» **WHAT IS NEEDED**:
Scan the data below for the string "this". Copy every line where it appears.

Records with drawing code

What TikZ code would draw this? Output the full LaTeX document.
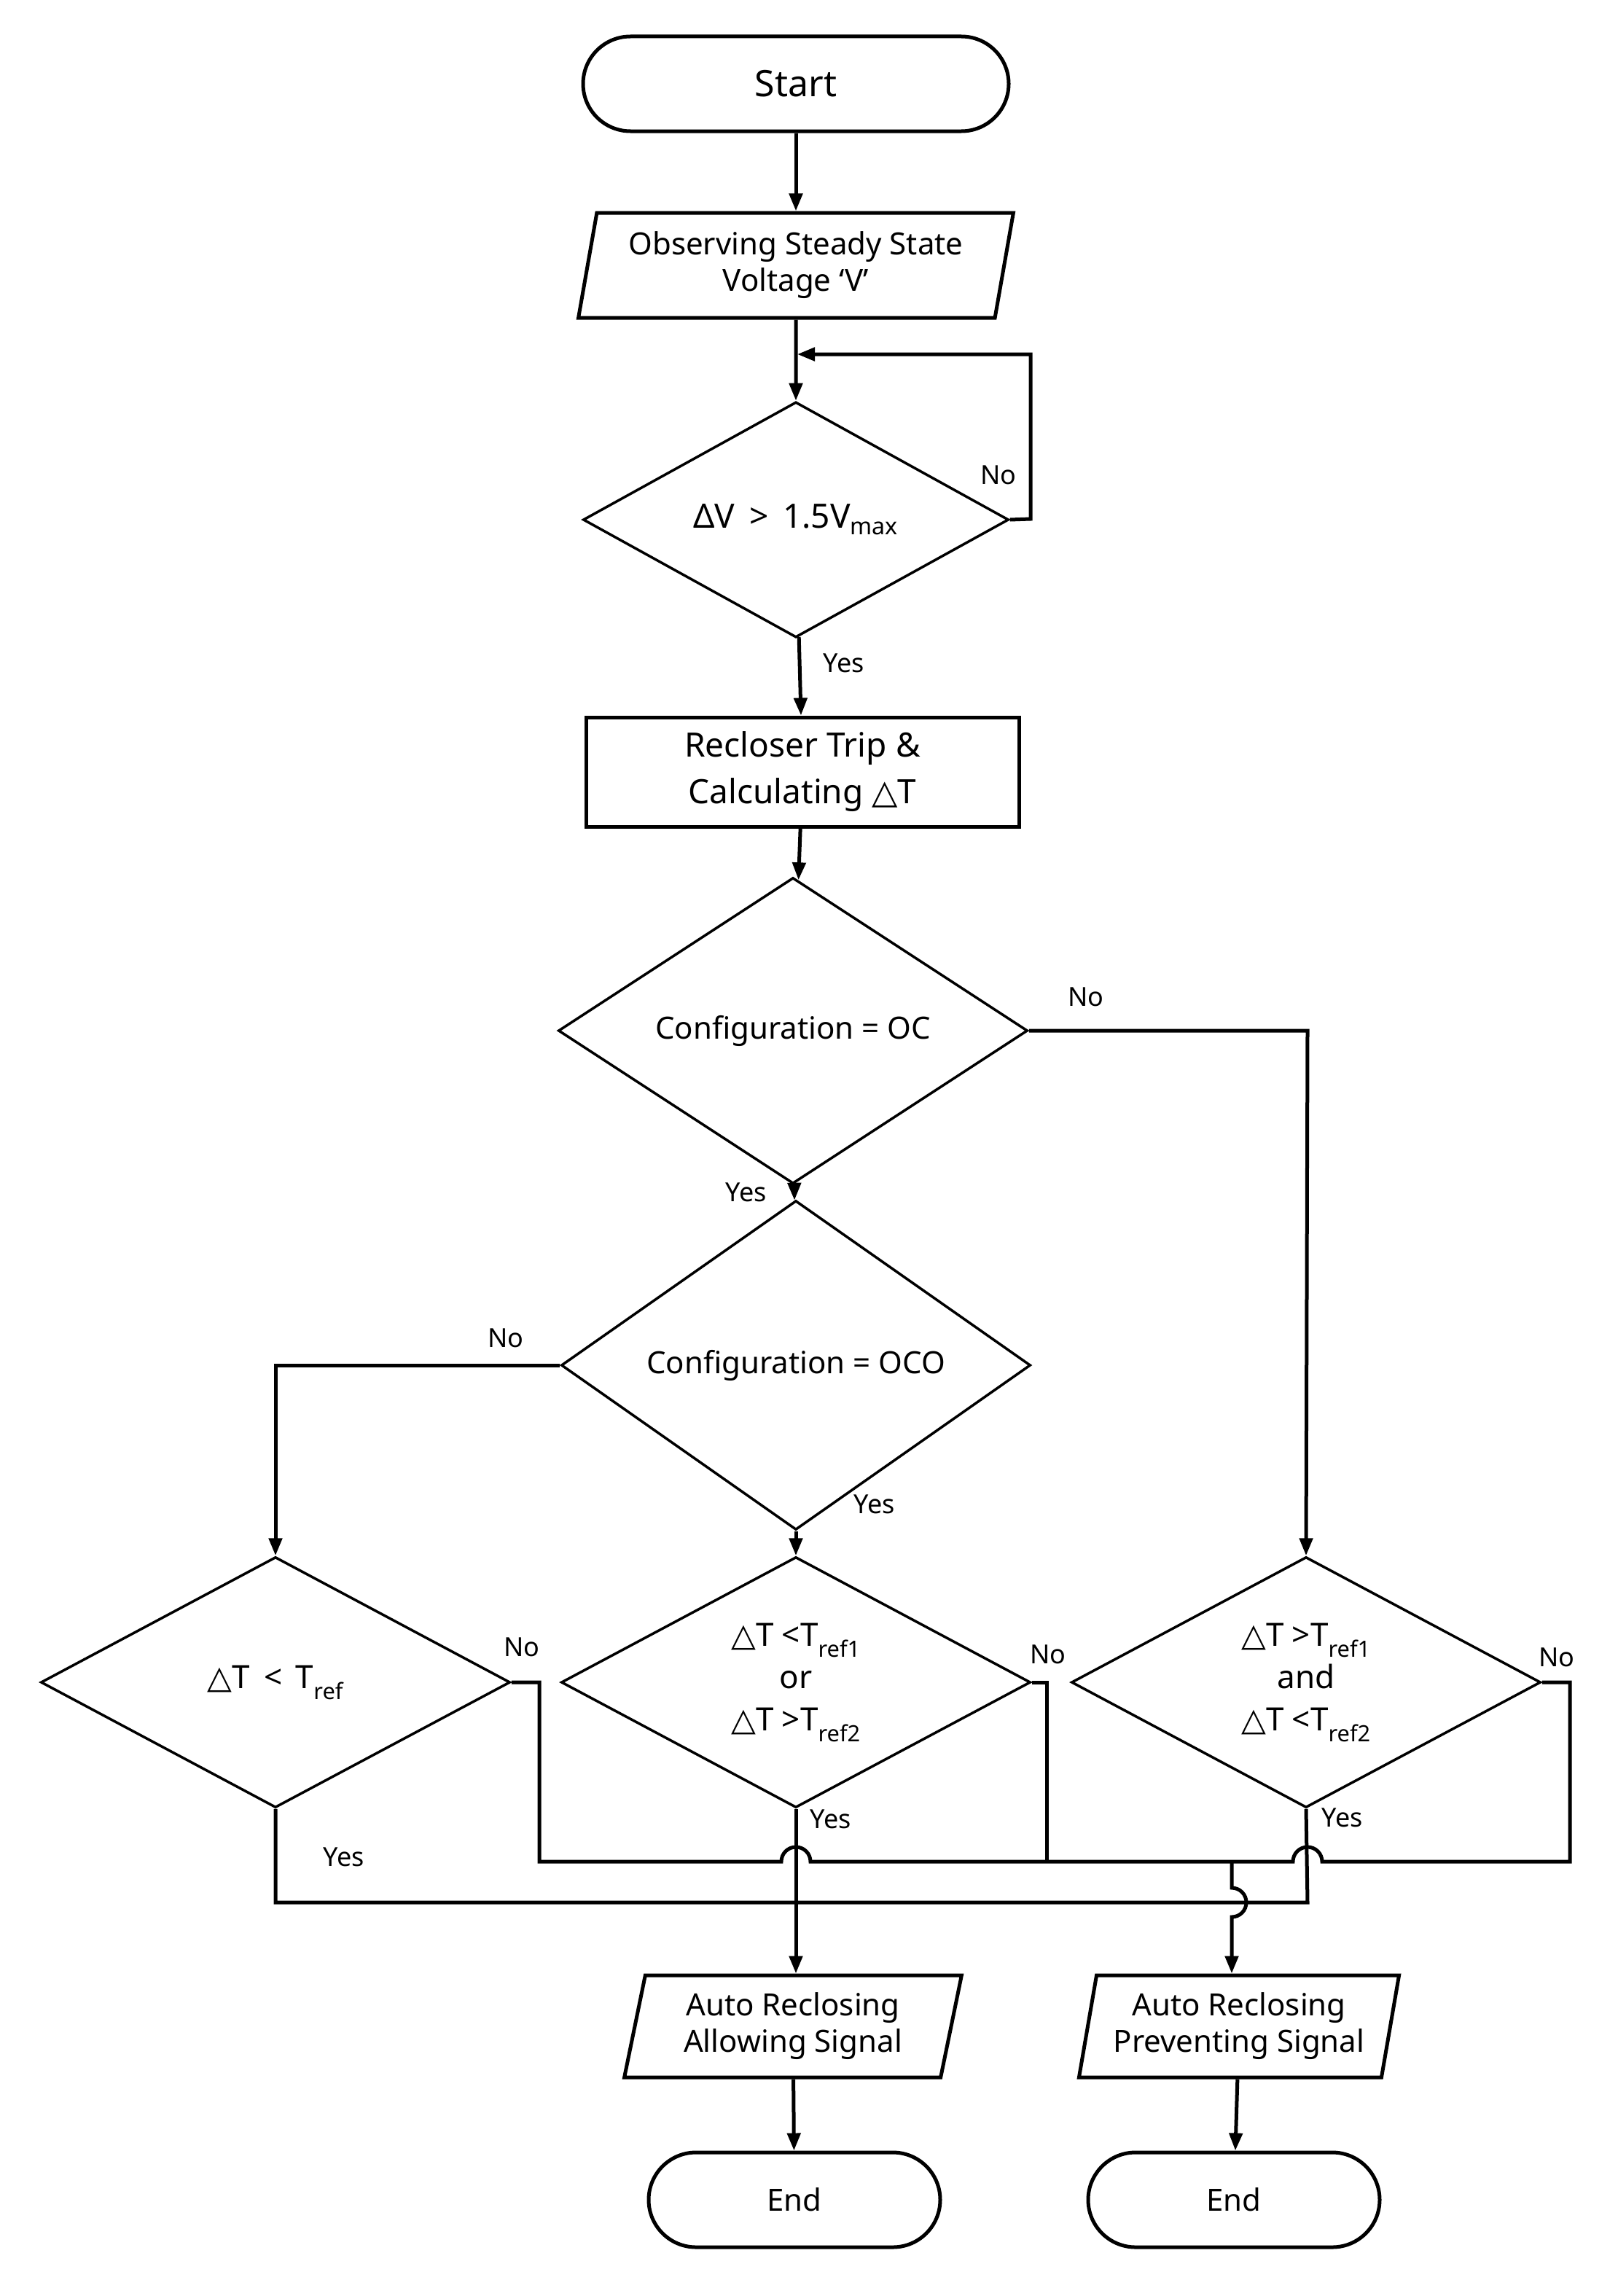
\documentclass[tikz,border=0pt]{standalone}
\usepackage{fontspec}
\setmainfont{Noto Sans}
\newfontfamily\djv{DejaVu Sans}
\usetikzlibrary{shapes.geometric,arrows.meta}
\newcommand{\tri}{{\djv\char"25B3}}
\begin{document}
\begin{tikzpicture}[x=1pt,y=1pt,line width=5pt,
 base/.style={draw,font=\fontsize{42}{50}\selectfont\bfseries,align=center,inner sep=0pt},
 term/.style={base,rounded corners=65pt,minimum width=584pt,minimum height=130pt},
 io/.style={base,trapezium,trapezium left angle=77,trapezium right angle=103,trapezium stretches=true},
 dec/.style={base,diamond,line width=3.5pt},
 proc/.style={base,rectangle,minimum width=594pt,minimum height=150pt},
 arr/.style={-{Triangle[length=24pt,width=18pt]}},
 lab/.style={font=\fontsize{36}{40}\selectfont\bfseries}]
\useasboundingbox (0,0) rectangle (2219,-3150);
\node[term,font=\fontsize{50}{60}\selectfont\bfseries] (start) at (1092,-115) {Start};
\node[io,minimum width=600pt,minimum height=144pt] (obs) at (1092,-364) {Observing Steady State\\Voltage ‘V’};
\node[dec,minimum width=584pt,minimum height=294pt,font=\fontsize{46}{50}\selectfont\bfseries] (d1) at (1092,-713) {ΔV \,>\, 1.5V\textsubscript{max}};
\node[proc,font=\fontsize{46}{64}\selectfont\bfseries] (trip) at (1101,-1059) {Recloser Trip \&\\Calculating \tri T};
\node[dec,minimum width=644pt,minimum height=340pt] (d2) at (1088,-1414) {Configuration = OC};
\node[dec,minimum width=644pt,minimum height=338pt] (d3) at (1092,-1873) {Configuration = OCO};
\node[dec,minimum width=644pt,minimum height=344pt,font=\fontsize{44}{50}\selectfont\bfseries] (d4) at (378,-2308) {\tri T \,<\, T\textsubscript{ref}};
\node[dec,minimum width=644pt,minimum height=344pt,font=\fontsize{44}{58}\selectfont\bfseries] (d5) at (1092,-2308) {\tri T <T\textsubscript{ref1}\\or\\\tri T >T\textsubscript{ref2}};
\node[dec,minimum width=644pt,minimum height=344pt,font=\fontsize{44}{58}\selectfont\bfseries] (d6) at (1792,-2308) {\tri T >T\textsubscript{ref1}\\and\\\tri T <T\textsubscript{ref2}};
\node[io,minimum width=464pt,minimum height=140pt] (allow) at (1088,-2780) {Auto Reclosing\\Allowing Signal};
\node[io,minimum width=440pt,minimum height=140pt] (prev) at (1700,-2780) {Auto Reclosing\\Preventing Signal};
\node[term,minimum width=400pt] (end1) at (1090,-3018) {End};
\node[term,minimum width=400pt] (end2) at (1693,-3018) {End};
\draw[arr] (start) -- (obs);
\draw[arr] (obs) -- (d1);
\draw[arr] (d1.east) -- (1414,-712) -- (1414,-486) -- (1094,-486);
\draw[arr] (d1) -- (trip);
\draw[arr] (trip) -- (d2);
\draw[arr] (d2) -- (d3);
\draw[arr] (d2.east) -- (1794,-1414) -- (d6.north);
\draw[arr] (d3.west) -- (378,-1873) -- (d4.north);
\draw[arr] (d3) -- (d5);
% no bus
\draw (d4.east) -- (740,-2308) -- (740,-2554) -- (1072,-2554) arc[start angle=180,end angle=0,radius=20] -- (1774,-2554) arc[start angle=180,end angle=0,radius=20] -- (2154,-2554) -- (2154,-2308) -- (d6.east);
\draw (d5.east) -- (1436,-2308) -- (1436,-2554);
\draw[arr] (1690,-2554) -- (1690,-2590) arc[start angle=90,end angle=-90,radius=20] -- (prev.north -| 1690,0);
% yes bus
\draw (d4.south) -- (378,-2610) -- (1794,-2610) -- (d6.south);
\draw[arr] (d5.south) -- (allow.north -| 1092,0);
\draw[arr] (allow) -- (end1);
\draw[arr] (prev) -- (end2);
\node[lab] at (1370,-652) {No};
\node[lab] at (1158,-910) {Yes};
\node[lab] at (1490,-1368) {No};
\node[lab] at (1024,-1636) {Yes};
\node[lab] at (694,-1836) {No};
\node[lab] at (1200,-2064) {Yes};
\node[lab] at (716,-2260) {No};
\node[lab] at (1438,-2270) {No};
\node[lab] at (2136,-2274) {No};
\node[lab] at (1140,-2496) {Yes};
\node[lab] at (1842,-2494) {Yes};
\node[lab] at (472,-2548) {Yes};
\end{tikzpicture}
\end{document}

...

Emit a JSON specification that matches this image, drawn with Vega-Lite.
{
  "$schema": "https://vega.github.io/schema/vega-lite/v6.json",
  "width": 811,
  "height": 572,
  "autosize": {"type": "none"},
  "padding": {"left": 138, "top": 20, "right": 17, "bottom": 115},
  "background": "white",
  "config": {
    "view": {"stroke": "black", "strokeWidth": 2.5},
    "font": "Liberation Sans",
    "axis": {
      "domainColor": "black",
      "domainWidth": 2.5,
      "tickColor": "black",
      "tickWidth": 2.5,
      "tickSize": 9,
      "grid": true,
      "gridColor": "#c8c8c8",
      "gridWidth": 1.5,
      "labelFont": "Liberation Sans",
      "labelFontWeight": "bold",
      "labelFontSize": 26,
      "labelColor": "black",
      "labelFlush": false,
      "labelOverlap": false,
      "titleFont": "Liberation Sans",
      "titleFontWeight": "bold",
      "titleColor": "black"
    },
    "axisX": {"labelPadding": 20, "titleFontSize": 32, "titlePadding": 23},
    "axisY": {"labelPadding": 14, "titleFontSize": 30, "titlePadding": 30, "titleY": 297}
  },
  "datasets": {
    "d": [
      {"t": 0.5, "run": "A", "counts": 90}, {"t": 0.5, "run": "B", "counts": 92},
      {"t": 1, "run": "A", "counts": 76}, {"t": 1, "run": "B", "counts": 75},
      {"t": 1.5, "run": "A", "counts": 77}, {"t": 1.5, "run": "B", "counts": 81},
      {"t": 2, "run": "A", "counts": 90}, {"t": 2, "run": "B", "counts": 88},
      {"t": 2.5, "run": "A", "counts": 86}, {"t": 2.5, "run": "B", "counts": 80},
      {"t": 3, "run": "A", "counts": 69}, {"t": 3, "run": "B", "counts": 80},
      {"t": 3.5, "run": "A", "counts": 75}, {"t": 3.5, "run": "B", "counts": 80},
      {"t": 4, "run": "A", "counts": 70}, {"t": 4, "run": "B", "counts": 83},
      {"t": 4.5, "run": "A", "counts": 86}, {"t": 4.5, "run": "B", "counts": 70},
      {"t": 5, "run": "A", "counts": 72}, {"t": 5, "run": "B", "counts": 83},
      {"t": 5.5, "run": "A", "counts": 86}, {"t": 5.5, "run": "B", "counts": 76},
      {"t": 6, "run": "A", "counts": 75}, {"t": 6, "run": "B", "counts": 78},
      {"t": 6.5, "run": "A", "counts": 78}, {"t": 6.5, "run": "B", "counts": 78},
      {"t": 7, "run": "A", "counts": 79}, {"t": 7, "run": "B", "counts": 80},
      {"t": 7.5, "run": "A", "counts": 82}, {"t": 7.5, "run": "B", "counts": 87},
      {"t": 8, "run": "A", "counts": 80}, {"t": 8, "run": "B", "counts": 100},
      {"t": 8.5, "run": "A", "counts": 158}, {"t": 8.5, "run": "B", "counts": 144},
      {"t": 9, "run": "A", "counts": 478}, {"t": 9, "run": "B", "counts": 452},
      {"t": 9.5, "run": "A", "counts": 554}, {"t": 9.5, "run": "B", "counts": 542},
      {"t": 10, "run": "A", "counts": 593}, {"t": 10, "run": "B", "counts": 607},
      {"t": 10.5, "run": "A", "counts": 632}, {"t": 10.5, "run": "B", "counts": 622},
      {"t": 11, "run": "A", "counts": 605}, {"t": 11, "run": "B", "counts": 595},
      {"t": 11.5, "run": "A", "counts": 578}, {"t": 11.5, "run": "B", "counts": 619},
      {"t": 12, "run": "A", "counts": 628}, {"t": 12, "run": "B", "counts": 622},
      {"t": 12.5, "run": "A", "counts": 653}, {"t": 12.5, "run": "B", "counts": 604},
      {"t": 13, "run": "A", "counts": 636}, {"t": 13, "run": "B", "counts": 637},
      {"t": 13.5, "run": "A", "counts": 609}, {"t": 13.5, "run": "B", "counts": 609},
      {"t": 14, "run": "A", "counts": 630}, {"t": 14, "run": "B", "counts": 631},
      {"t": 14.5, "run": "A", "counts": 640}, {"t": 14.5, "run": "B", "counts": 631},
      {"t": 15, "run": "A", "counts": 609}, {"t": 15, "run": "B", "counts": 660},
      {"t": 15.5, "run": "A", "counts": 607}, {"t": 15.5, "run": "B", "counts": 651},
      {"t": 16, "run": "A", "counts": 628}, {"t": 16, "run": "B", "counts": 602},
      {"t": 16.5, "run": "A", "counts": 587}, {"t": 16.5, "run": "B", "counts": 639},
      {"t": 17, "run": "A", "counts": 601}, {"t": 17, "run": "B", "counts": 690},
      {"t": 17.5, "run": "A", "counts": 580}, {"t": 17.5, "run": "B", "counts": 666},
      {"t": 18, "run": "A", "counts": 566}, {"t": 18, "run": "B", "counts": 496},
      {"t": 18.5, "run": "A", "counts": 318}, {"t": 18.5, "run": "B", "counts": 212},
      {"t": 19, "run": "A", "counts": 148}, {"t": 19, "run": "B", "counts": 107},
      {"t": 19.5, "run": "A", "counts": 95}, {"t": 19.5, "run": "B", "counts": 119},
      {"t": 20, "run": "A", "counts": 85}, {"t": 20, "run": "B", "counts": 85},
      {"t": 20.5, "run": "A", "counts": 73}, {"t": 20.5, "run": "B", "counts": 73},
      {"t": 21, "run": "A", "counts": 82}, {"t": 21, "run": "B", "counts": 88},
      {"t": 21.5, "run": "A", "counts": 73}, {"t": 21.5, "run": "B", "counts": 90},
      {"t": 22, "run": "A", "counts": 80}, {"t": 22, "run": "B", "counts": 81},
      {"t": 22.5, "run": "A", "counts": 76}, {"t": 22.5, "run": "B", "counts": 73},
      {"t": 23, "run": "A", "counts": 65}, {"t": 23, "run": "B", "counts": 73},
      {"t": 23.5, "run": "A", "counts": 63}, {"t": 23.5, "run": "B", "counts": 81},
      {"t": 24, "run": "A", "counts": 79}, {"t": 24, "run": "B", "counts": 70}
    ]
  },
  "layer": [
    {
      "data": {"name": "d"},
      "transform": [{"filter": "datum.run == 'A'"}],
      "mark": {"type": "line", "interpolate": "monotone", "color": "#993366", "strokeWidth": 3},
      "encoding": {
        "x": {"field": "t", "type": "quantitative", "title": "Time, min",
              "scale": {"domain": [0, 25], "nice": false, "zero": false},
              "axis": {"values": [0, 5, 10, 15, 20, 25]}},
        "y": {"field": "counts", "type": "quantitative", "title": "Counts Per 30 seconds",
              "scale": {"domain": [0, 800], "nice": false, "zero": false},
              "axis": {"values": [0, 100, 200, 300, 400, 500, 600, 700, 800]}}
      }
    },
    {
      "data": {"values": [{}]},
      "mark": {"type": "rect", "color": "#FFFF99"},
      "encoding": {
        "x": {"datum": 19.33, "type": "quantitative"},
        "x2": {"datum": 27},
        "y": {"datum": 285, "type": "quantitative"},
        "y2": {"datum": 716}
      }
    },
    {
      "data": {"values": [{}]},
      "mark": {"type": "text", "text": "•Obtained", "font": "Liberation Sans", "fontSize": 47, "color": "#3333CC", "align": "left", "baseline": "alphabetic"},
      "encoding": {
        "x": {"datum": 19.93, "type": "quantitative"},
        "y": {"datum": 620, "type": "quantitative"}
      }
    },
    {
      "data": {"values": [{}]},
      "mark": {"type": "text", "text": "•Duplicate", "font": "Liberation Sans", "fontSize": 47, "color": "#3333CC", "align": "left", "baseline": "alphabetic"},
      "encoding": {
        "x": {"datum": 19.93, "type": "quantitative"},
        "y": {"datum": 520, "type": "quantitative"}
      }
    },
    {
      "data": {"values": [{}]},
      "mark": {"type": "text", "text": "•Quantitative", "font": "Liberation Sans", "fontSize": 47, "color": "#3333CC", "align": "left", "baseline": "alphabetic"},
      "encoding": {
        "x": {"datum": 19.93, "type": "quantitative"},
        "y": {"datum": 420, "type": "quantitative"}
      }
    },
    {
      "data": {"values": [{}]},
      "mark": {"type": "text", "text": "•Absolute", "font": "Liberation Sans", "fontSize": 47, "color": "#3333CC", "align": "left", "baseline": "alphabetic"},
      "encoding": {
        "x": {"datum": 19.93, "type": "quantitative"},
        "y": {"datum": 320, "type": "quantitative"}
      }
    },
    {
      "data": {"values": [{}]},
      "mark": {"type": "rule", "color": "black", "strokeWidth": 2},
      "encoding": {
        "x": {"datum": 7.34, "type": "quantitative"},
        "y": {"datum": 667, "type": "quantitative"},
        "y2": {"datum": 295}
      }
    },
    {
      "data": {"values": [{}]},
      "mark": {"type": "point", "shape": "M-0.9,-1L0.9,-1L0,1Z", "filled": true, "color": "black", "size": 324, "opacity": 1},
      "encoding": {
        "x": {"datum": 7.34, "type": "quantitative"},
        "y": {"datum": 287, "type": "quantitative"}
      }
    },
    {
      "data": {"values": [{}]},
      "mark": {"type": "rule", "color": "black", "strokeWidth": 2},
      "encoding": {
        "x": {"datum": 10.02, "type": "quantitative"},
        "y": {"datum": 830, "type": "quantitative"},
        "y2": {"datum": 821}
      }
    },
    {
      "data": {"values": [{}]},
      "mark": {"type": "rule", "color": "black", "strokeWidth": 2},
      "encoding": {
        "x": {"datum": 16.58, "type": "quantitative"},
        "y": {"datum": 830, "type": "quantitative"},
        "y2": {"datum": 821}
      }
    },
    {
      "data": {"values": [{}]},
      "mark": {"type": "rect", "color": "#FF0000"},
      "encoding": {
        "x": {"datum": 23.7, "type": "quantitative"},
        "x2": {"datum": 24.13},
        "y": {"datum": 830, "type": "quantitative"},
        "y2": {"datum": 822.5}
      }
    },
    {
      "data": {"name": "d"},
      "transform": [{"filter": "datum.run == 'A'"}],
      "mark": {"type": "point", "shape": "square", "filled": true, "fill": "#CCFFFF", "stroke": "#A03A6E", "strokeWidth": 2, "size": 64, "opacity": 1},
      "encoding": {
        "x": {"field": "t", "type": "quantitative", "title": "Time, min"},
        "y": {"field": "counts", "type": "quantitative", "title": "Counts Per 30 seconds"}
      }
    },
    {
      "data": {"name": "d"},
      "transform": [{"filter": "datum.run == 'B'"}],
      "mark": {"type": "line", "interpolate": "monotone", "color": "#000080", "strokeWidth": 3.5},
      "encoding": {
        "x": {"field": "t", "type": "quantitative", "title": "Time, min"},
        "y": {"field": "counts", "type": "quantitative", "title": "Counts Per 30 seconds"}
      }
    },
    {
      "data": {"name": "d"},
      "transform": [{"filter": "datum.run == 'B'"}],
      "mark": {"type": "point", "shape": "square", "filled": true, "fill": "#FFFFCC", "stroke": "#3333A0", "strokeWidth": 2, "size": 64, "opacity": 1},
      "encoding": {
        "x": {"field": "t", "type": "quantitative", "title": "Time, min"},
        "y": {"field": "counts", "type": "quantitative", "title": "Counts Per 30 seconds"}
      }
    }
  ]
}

» **EXERCISE RESPONSE**:
What TikZ code would draw this? Output the full LaTeX document.
Emit a JSON specification that matches this image, drawn with Vega-Lite.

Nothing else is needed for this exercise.